There needs to be some incentive to put certificates in the public log. Google can create that incentive since they are also a browser vendor. Imagine Google Chrome only trusts certificates that have been added to the public log. Any certificate that has not been made public will give an error. This suddenly creates a good reason to put the certificates in the log book: if you don’t, your website stops working. Any certificate that has not been made public in the log book won’t work in Chrome.

Unlike other features, not all browsers have to implement certificate transparency for this to work. Customers want their certificates to work in Chrome, so they want a certificate which has been logged. Certificate authorities in turn want to log their certificates so they can offer certificates that work in Chrome. This causes most certificates to end up in a public log, whether or not other browsers implements certificate transparency or not.

Slow transition to full certificate transparency

Implementing this all of a sudden would cause major problems with hundreds of certificate authorities and millions of existing certificates, which is why Google wants to implement this incrementally. Currently, certificate transparency is mandatory for EV certificates. There are a limited number of companies that issue EV certificates, making it somewhat easy to make them cooperate on certificate transparency.

In reaction to the Symantec problem in 2015, Google also required all Symantec certificates to be submitted to the public log book. Because they screwed up, Symantec was put under close scrutiny. All certificates Symantec issues can be viewed in a public log. Again, Google could pressure Symantec into implementing this because Google has control over which certificates Chrome trusts.

The next step is to have certificate transparency for all certificates. This is not easy, because there are so many companies that issue certificates, and there are many existing certificates used for all kinds of things.

One way to smoothly transition to certificate transparency on all HTTPS certificates is to make it optional, but mark it if a host supports it. You could put your certificate in a log and then tell all clients that visit your site that they should only accept certificates that have been put in the log. A new Expect-CT header does exactly this. If a web site responds with this header, the browser will only accept logged certificates from that time on.
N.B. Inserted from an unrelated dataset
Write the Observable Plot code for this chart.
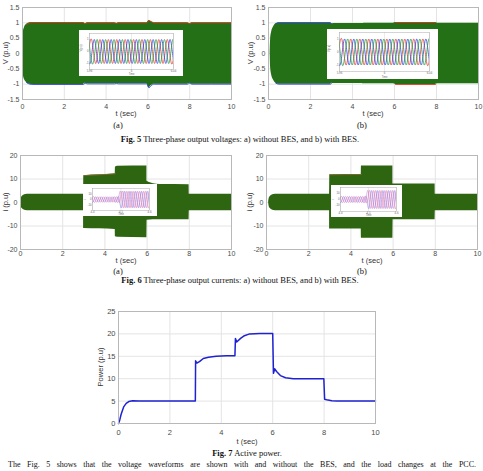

Note that this is a trust-on-first-use mechanism. It only works if you have already been to the web site once. In that respect it is similar to the Strict-Transport-Security header.

Conclusion

Certificate transparency is cool from a technological standpoint, with Merkle hash trees that provide cryptographic proof that you have submitted your certificate. It is also cool from a political and economic standpoint. It can only work if domain owners have leverage over certificate issuers. Google has that leverage through their Chrome browser, and they also have an interest in keeping certificates for their services secure. If Google did not have a popular browser, it would be a lot harder for them to get certificate transparency off the ground.